The Indian government has waived excise duty on petrol blended with 22% to 30% ethanol [1].
This move signals a strategic shift beyond the previous E20 blending targets. By incentivizing higher ethanol concentrations, the government aims to lower the national reliance on expensive imported crude oil and transition toward a more sustainable energy infrastructure.
The exemption specifically applies to fuel blends containing between 22% and 30% ethanol [1]. This policy change is designed to encourage fuel providers and manufacturers to adopt these higher blends, which are more environmentally friendly than traditional petrol.
Officials said the decision is part of a broader effort to enhance energy security. By producing more ethanol domestically, India can mitigate the volatility of global oil markets and reduce the trade deficit associated with energy imports.
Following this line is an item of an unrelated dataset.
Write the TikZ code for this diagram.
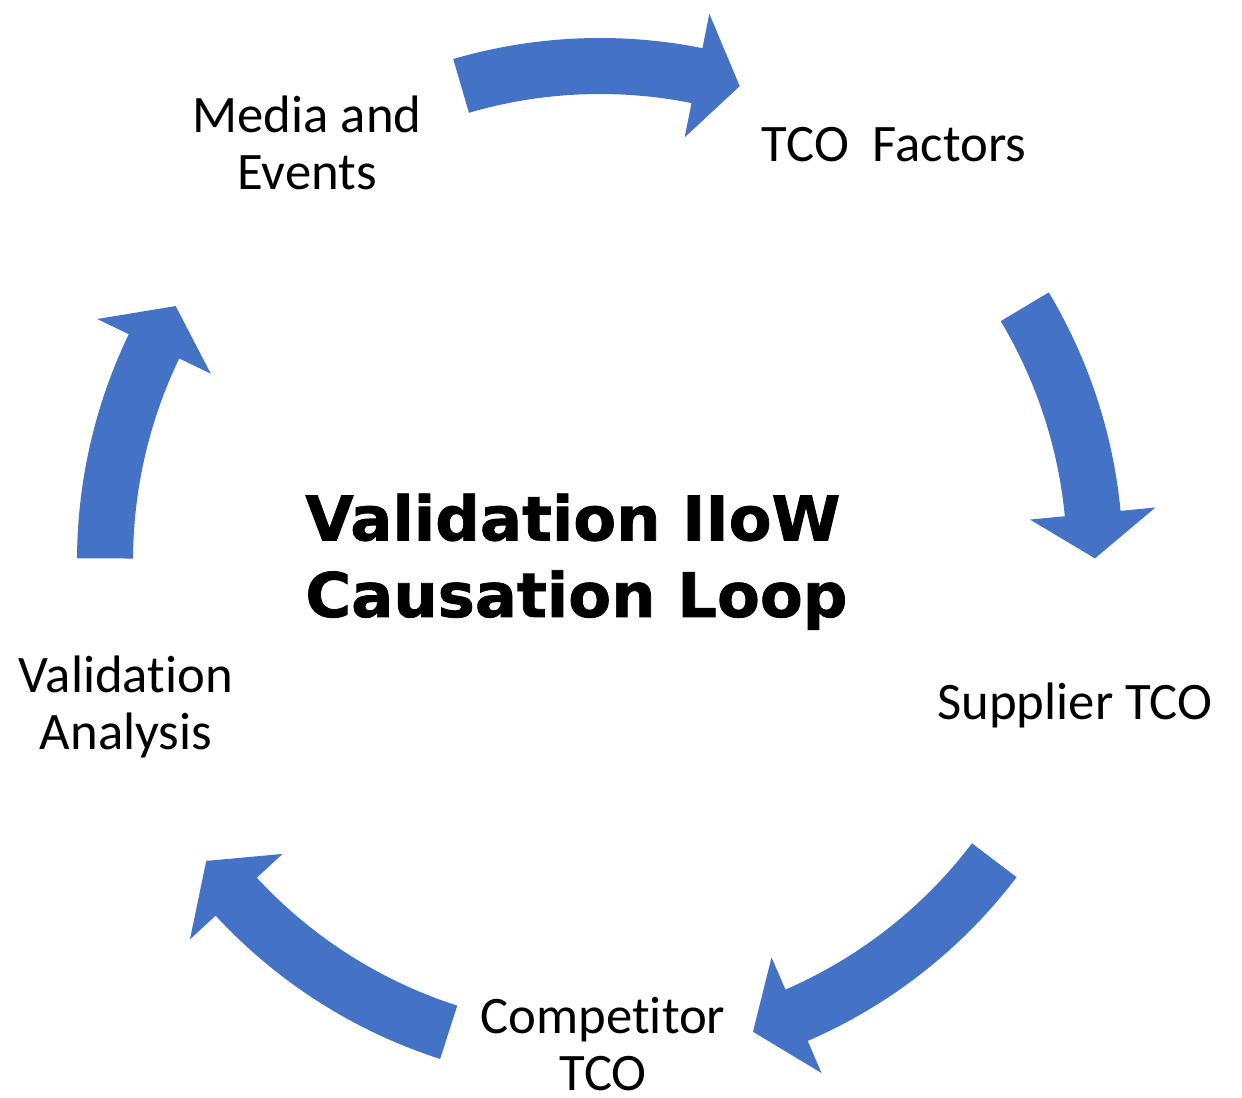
\documentclass[tikz,border=0pt]{standalone}
\usepackage{fontspec}
\setmainfont{Carlito}[Ligatures={NoCommon}]
\newfontfamily\titlefont{DejaVu Sans}[BoldFeatures={FakeBold=1.2,FakeStretch=1.015}]
\definecolor{loopblue}{HTML}{4472C4}

\tikzset{
  loop arrow/.style={fill=loopblue},
  stage/.style={font=\fontsize{30}{32.9}\selectfont, align=center, anchor=base, inner sep=0pt},
  loop title/.style={font=\titlefont\bfseries\fontsize{35}{43.6}\selectfont, align=left, anchor=base west, inner sep=0pt}
}

\begin{document}
\begin{tikzpicture}[x=0.02cm, y=0.02cm]

    % Frame of the picture (pixel grid, y up)
    \useasboundingbox (0,0) rectangle (1242,1098);

    % Centre of the loop
    \coordinate (hub) at (600,537);

    % Five curved block arrows: tail angle / head angle / tip angle
    \begin{scope}[shift={(hub)}]
    \foreach \t/\h/\p in {106.3/78.7/73.6, 30.9/5.5/0.3, -37.2/-66.6/-72.0, -107.8/-137.3/-142.7, 179.7/154.3/149.0}
        \fill[loop arrow] (\t:467) arc[start angle=\t, end angle=\h, radius=467]
            -- (\h:432) -- (\p:495) -- (\h:558) -- (\h:523)
            arc[start angle=\h, end angle=\t, radius=523] -- cycle;
    \end{scope}

    % Stage labels (multi-line nodes sit on their last baseline)
    \node[stage] (media) at (307,908) {Media and\\Events};
    \node[stage] (factors) at (894,936) {TCO~~Factors};
    \node[stage] (supplier) at (1075,378) {Supplier TCO};
    \node[stage, text depth=0pt] (competitor) at (603,7) {Competitor\\TCO};
    \node[stage] (analysis) at (126,348) {Validation\\Analysis};

    % Title in the middle
    \node[loop title] (title) at (305,481) {Validation IIoW\\Causation Loop};

\end{tikzpicture}
\end{document}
Beyond the economic implications, the push for E22 to E30 blends is intended to support cleaner fuels. Higher ethanol content typically results in lower carbon emissions compared to pure gasoline, aligning with the nation's environmental goals.
The initiative also provides a significant boost to the domestic agricultural sector. Since ethanol is primarily derived from sugarcane and food grains, increased demand for blended fuels creates a more robust market for farmers across the country.
“The Indian government has waived excise duty on petrol blended with 22% to 30% ethanol.”
This policy shift indicates that India is accelerating its timeline for decarbonization and energy independence. By removing the tax burden on E22-E30 fuels, the government is using fiscal policy to force a market transition toward biofuels, which reduces foreign exchange leakage and supports the rural economy through increased agricultural demand for ethanol feedstock.